Participants in the 2012 Advanced Test Reactor National Scientific User Facility Users Week, held at Idaho National Laboratory in June. | Photo courtesy of the Idaho National Laboratory

At an Internet café, patrons pay money to use computers and connect to the Internet. That’s what Advanced Test Reactor National Scientific User Facility Program (ATR NSUF) does for nuclear research.

Nuclear scientists can jump on a host of nuclear research machines and test new ideas through a network of unique facilities throughout the country.

The Idaho National Laboratory (INL)-based program works by connecting university teams with a national network of partners. Students and researchers can then access information on nuclear research reactors and other unique facilities to conduct promising experiments. Then, teams can conduct their research at facilities in one of two national labs and/or at one of eight university partners around the country. 

On Tuesday, the Energy Department announced $1.6 million for three university-led projects through the ATR NSUF. The awards were given to three universities:

  • Pennsylvania State University to monitor changes in nuclear reactor material properties
  • University of Illinois to evaluate the changes that steel experiences under radiation
  • University of Michigan to examine whether post-irradiation heating can reduce or eliminate cracks in steel, are helping to train and educate the next generation of nuclear energy scientists and engineers

The goal of the awards is to invest in research that addresses core challenges in the nuclear industry while training the next generation.

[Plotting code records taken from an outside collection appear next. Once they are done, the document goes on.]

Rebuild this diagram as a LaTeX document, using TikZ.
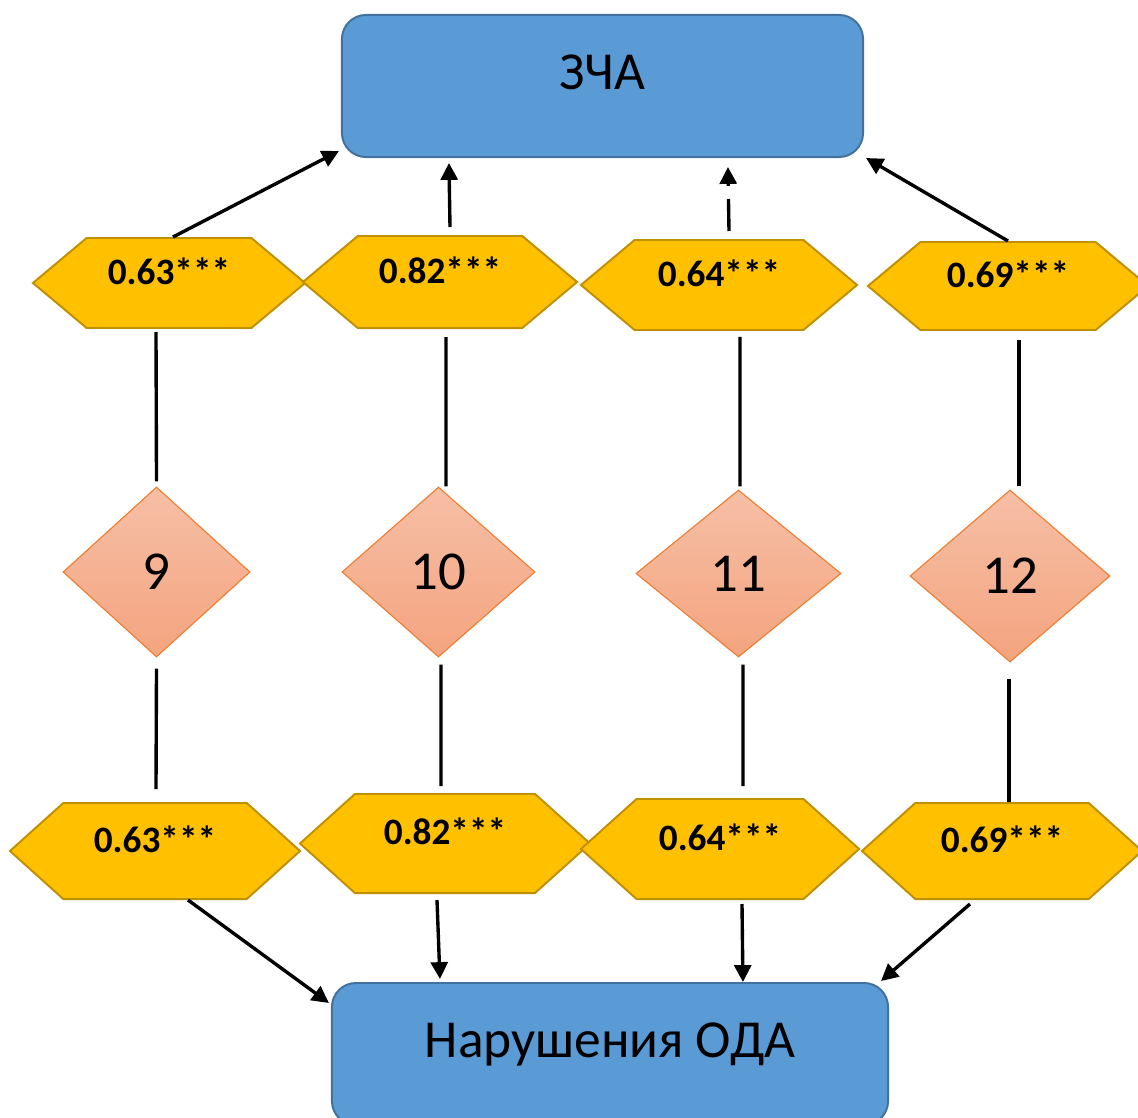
\documentclass[tikz,border=0pt]{standalone}
\usepackage{fontspec}
\setmainfont{Carlito}
\usetikzlibrary{shapes.geometric, shapes.symbols, calc, arrows.meta}

\definecolor{boxblue}{HTML}{5B9BD5}
\definecolor{boxline}{HTML}{41719C}
\definecolor{hexgold}{HTML}{FFC000}
\definecolor{hexline}{HTML}{BF9000}
\definecolor{diatop}{HTML}{F6BFA6}
\definecolor{diabot}{HTML}{F4A47F}
\definecolor{dialine}{HTML}{ED7D31}

\begin{document}
\begin{tikzpicture}[
x=0.025cm, y=-0.025cm,
>={Triangle[length=12pt, width=12pt]},
bigbox/.style={rectangle, rounded corners=0.6cm, draw=boxline, line width=1.4pt, fill=boxblue, minimum height=3.55cm, text height=0.95cm, text depth=0.8cm, font=\fontsize{38}{42}\selectfont},
coef/.style={signal, signal to=east and west, signal pointer angle=80, draw=hexline, line width=1.4pt, fill=hexgold, minimum height=2.25cm, text height=0.62cm, text depth=0.56cm, font=\fontsize{26.5}{30}\selectfont\bfseries},
numbox/.style={diamond, draw=dialine, line width=0.8pt, top color=diatop, bottom color=diabot, font=\fontsize{39}{42}\selectfont},
conn/.style={line width=2.4pt}
]
\useasboundingbox (0,0) rectangle (1138,1118);
%Nodes
\node[bigbox, minimum width=13.025cm]	(zcha)	at (602.5,86)		{ЗЧА};
\node[bigbox, minimum width=13.9cm]		(oda)	at (610,1054)		{Нарушения ОДА};

\node[coef, minimum width=6.8cm]							(h1)	at (169,283)	{0.63***};
\node[coef, minimum width=6.85cm, minimum height=2.3cm]		(h2)	at (440,282)	{0.82***};
\node[coef, minimum width=6.9cm]							(h3)	at (719,285)	{0.64***};
\node[coef, minimum width=7cm, minimum height=2.2cm]		(h4)	at (1008,286)	{0.69***};

\node[numbox, minimum width=4.675cm, minimum height=4.25cm]		(d1)	at (156.5,572)	{9};
\node[numbox, minimum width=4.825cm, minimum height=4.25cm]		(d2)	at (438.5,572)	{10};
\node[numbox, minimum width=5.125cm, minimum height=4.175cm]	(d3)	at (738.5,573.5)	{11};
\node[numbox, minimum width=5cm, minimum height=4.3cm]			(d4)	at (1010,576)	{12};

\node[coef, signal pointer angle=84, minimum width=7.25cm, minimum height=2.4cm]	(g1)	at (155,851)	{0.63***};
\node[coef, signal pointer angle=84, minimum width=7.25cm, minimum height=2.475cm]	(g2)	at (445,843.5)	{0.82***};
\node[coef, signal pointer angle=84, minimum width=6.95cm, minimum height=2.5cm]	(g3)	at (720,849)	{0.64***};
\node[coef, signal pointer angle=84, minimum width=7cm, minimum height=2.4cm]		(g4)	at (1002,851)	{0.69***};

%Lines
\draw[conn, ->] ($(h1.north)+(4,0)$)		--	($(zcha.south west)+(-2,-7)$);
\draw[conn, ->] ($(h2.north)+(10,-8)$)		--	($(zcha.south west)+(108,5)$);
\draw[conn, ->, dash pattern={on 0.8cm off 0.33cm}] ($(h3.north)+(10,-8)$) -- ($(zcha.south west)+(387,9)$);
\draw[conn, ->] (h4.north)					--	($(zcha.south east)+(2,0)$);

\draw[conn] ($(h1.south)+(-13,3)$)		--	($(d1.north)+(0,-5)$);
\draw[conn] ($(h2.south)+(6,8)$)		--	($(d2.north)+(7.5,0)$);
\draw[conn] ($(h3.south)+(21,6)$)		--	($(d3.north)+(1.5,-3)$);
\draw[conn] ($(h4.south)+(11,9)$)		--	($(d4.north)+(9,-3)$);
\draw[conn] ($(d1.south)+(0,11)$)		--	($(g1.north)+(1,-13)$);
\draw[conn] ($(d2.south)+(2.5,7)$)		--	($(g2.north)+(-4,-7)$);
\draw[conn] ($(d3.south)+(4.5,7)$)		--	($(g3.north)+(23,-12)$);
\draw[conn] ($(d4.south)+(-1,16)$)		--	($(g4.north)+(7,0)$);

\draw[conn, ->] ($(g1.south)+(33,0)$)	--	($(oda.north west)+(-2,21)$);
\draw[conn, ->] ($(g2.south)+(-8,6)$)	--	($(oda.north west)+(109,-3)$);
\draw[conn, ->] ($(g3.south)+(22,4)$)	--	($(oda.north west)+(412,0)$);
\draw[conn, ->] ($(g4.south)+(-32,4)$)	--	($(oda.north east)+(-8,-1)$);

\end{tikzpicture}
\end{document}
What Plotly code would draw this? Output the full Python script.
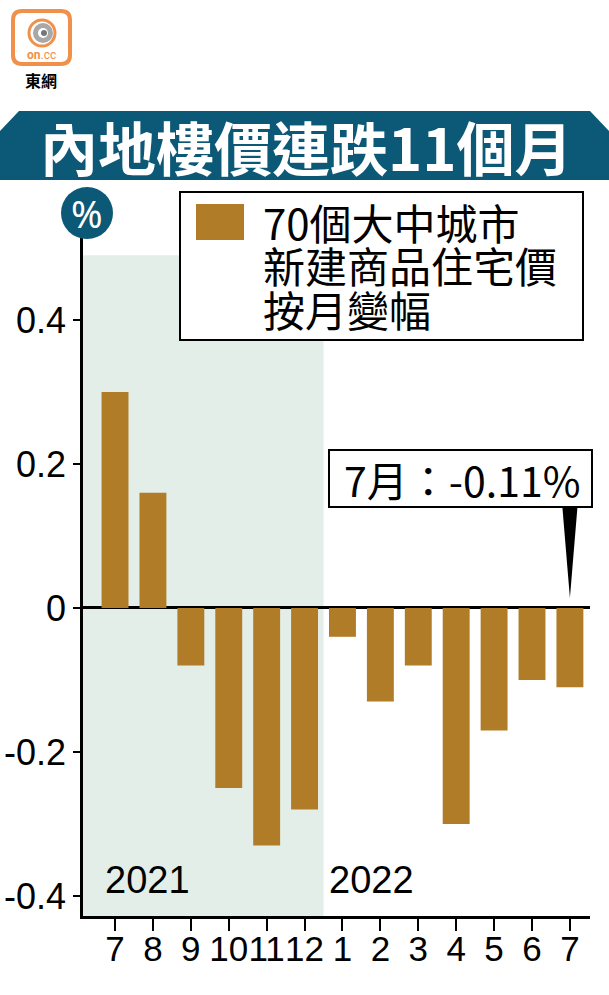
import plotly.graph_objects as go

# ---- data ----
months = ["7", "8", "9", "10", "11", "12", "1", "2", "3", "4", "5", "6", "7"]
values = [0.30, 0.16, -0.08, -0.25, -0.33, -0.28, -0.04, -0.13, -0.08, -0.30, -0.17, -0.10, -0.11]
years = ["2021", "2022"]
year_start_idx = [0, 6]
y_tickvals = [0.4, 0.2, 0, -0.2, -0.4]
y_ticktext = ["0.4", "0.2", "0", "-0.2", "-0.4"]
title_text = "內地樓價連跌11個月"
legend_lines = ["70個大中城市", "新建商品住宅價", "按月變幅"]

BAR = "#b07c27"
TEAL = "#0b5877"
SHADE = "#e4eee8"
ORANGE = "#f0904a"
NUMFONT = "Liberation Sans Narrow, Liberation Sans, Arial, sans-serif"

W, H = 609, 995
L, R, T, B = 83, 590, 238, 916
PW, PH = R - L, B - T

def px(x):
    return (x - L) / PW

def py(y):
    return (B - y) / PH

xpos = list(range(len(months)))
xr = [-0.845, 12.53]
yr = [-0.4278, 0.5139]

fig = go.Figure()
fig.add_trace(go.Bar(x=xpos, y=values, marker=dict(color=BAR, line=dict(width=0)),
                     showlegend=False, hoverinfo="skip"))

shapes = []
annotations = []

# shaded 2021 region
shapes.append(dict(type="rect", xref="x", yref="y", x0=xr[0], x1=year_start_idx[1] - 0.5,
                   y0=yr[0], y1=0.49, fillcolor=SHADE, line=dict(width=0), layer="below"))

# title banner
banner = [(0, 131), (19, 111), (590, 111), (609, 131), (609, 180), (0, 180)]
path = "M " + " L ".join(f"{px(a):.5f},{py(b):.5f}" for a, b in banner) + " Z"
shapes.append(dict(type="path", xref="paper", yref="paper", path=path,
                   fillcolor=TEAL, line=dict(width=0), layer="above"))
annotations.append(dict(xref="paper", yref="paper", x=px(306), y=py(146), text=f"<b>{title_text}</b>",
                        showarrow=False, xanchor="center", yanchor="middle",
                        font=dict(family="Noto Sans CJK TC", size=58, color="white")))

# % circle
shapes.append(dict(type="circle", xref="paper", yref="paper", x0=px(61), x1=px(113),
                   y0=py(239), y1=py(187), fillcolor=TEAL, line=dict(width=0)))
annotations.append(dict(xref="paper", yref="paper", x=px(87), y=py(213), text="%",
                        showarrow=False, xanchor="center", yanchor="middle",
                        font=dict(family="Noto Sans", size=38, color="white")))

# legend box
shapes.append(dict(type="rect", xref="paper", yref="paper", x0=px(180), x1=px(583),
                   y0=py(340), y1=py(192), fillcolor="white", line=dict(color="black", width=2)))
shapes.append(dict(type="rect", xref="paper", yref="paper", x0=px(196), x1=px(244),
                   y0=py(240), y1=py(204), fillcolor=BAR, line=dict(width=0)))
for i, line in enumerate(legend_lines):
    annotations.append(dict(xref="paper", yref="paper", x=px(261), y=py(222 + 43 * i), text=line,
                            showarrow=False, xanchor="left", yanchor="middle",
                            font=dict(family="Noto Sans CJK TC", size=42, color="black")))

# callout for latest month
last = len(values) - 1
shapes.append(dict(type="path", xref="x", yref="y",
                   path=f"M {last-0.2},0.141 L {last+0.2},0.141 L {last},0.014 Z",
                   fillcolor="black", line=dict(width=0)))
shapes.append(dict(type="rect", xref="paper", yref="paper", x0=px(329), x1=px(592),
                   y0=py(507), y1=py(450), fillcolor="white", line=dict(color="black", width=2)))
annotations.append(dict(xref="paper", yref="paper", x=px(462), y=py(479),
                        text=f"{months[last]}月：{values[last]:.2f}%",
                        showarrow=False, xanchor="center", yanchor="middle",
                        font=dict(family="Noto Sans CJK TC", size=41, color="black")))

# year labels
year_x = [-0.32, 5.6]
for yl, xx in zip(years, year_x):
    annotations.append(dict(xref="x", yref="y", x=xx, y=-0.378, text=yl, showarrow=False,
                            xanchor="left", yanchor="middle",
                            font=dict(family=NUMFONT, size=38, color="black")))

# logo
lx0, lx1, ly0, ly1, r = 13, 70, 11, 64, 9
logo = (f"M {px(lx0+r)},{py(ly0)} L {px(lx1-r)},{py(ly0)} Q {px(lx1)},{py(ly0)} {px(lx1)},{py(ly0+r)} "
        f"L {px(lx1)},{py(ly1-r)} Q {px(lx1)},{py(ly1)} {px(lx1-r)},{py(ly1)} "
        f"L {px(lx0+r)},{py(ly1)} Q {px(lx0)},{py(ly1)} {px(lx0)},{py(ly1-r)} "
        f"L {px(lx0)},{py(ly0+r)} Q {px(lx0)},{py(ly0)} {px(lx0+r)},{py(ly0)} Z")
shapes.append(dict(type="path", xref="paper", yref="paper", path=logo, fillcolor="white",
                   line=dict(color=ORANGE, width=4)))
shapes.append(dict(type="circle", xref="paper", yref="paper", x0=px(29), x1=px(55),
                   y0=py(46), y1=py(20), fillcolor="white", line=dict(color=ORANGE, width=3)))
shapes.append(dict(type="circle", xref="paper", yref="paper", x0=px(33), x1=px(53),
                   y0=py(43), y1=py(23), fillcolor="#a8a8a8", line=dict(width=0)))
shapes.append(dict(type="circle", xref="paper", yref="paper", x0=px(38), x1=px(48),
                   y0=py(38), y1=py(28), fillcolor="white", line=dict(width=0)))
shapes.append(dict(type="circle", xref="paper", yref="paper", x0=px(41), x1=px(47),
                   y0=py(36), y1=py(30), fillcolor="#777777", line=dict(width=0)))
annotations.append(dict(xref="paper", yref="paper", x=px(41), y=py(55), text="<b>on</b>.cc",
                        showarrow=False, xanchor="center", yanchor="middle",
                        font=dict(family="Roboto", size=12, color=ORANGE)))
annotations.append(dict(xref="paper", yref="paper", x=px(41), y=py(80), text="<b>東網</b>",
                        showarrow=False, xanchor="center", yanchor="middle",
                        font=dict(family="Noto Sans CJK TC", size=16, color="black")))

fig.update_layout(
    width=W, height=H, autosize=False,
    margin=dict(l=L, r=W - R, t=T, b=H - B, pad=0),
    paper_bgcolor="white", plot_bgcolor="white",
    bargap=0.29,
    shapes=shapes, annotations=annotations,
    xaxis=dict(range=xr, tickmode="array", tickvals=xpos, ticktext=months,
               automargin=False, tickangle=0,
               showgrid=False, zeroline=False, showline=True, linecolor="black", linewidth=2.5,
               ticks="outside", ticklen=12, tickwidth=2, tickcolor="black",
               ticklabelstandoff=-12,
               tickfont=dict(family=NUMFONT, size=35, color="black"),
               fixedrange=True),
    yaxis=dict(range=yr, tickmode="array", tickvals=y_tickvals, ticktext=y_ticktext,
               automargin=False,
               showgrid=False, zeroline=True, zerolinecolor="black", zerolinewidth=2.5,
               showline=True, linecolor="black", linewidth=2.5,
               ticks="outside", ticklen=7, tickwidth=2, tickcolor="black",
               ticklabelstandoff=0,
               tickfont=dict(family=NUMFONT, size=36, color="black"),
               fixedrange=True),
)

fig.write_html("out.html")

Since 2007, the ATR NSUF Program has invested more than $57 million in more than 40 experiments at the program’s research reactor facilities. Over the past four years, the Department’s Nuclear Energy University Programs have invested $219 million in 220 research projects at 79 U.S. universities and colleges, demonstrating its strong commitment to training and educating the next generation of leaders in America’s nuclear industry.

The second set of awards announced on Tuesday, represents a $10.9 million investment that aims to solve common challenges across the nuclear industry and improve reactor safety, performance, and cost competitiveness. The 13 projects that are being funded are pursuing cross-cutting research that is designed to develop advanced materials that can be used in next generation reactors, such as in small modular reactors, which have compact, scalable designs that are expected to offer a host of safety, construction, and economic benefits.

All of these awards underscore the Obama Administration’s commitments to restarting the nation’s nuclear industry through investments in next generation technology and people and in promoting education in science, technology, engineering, and math.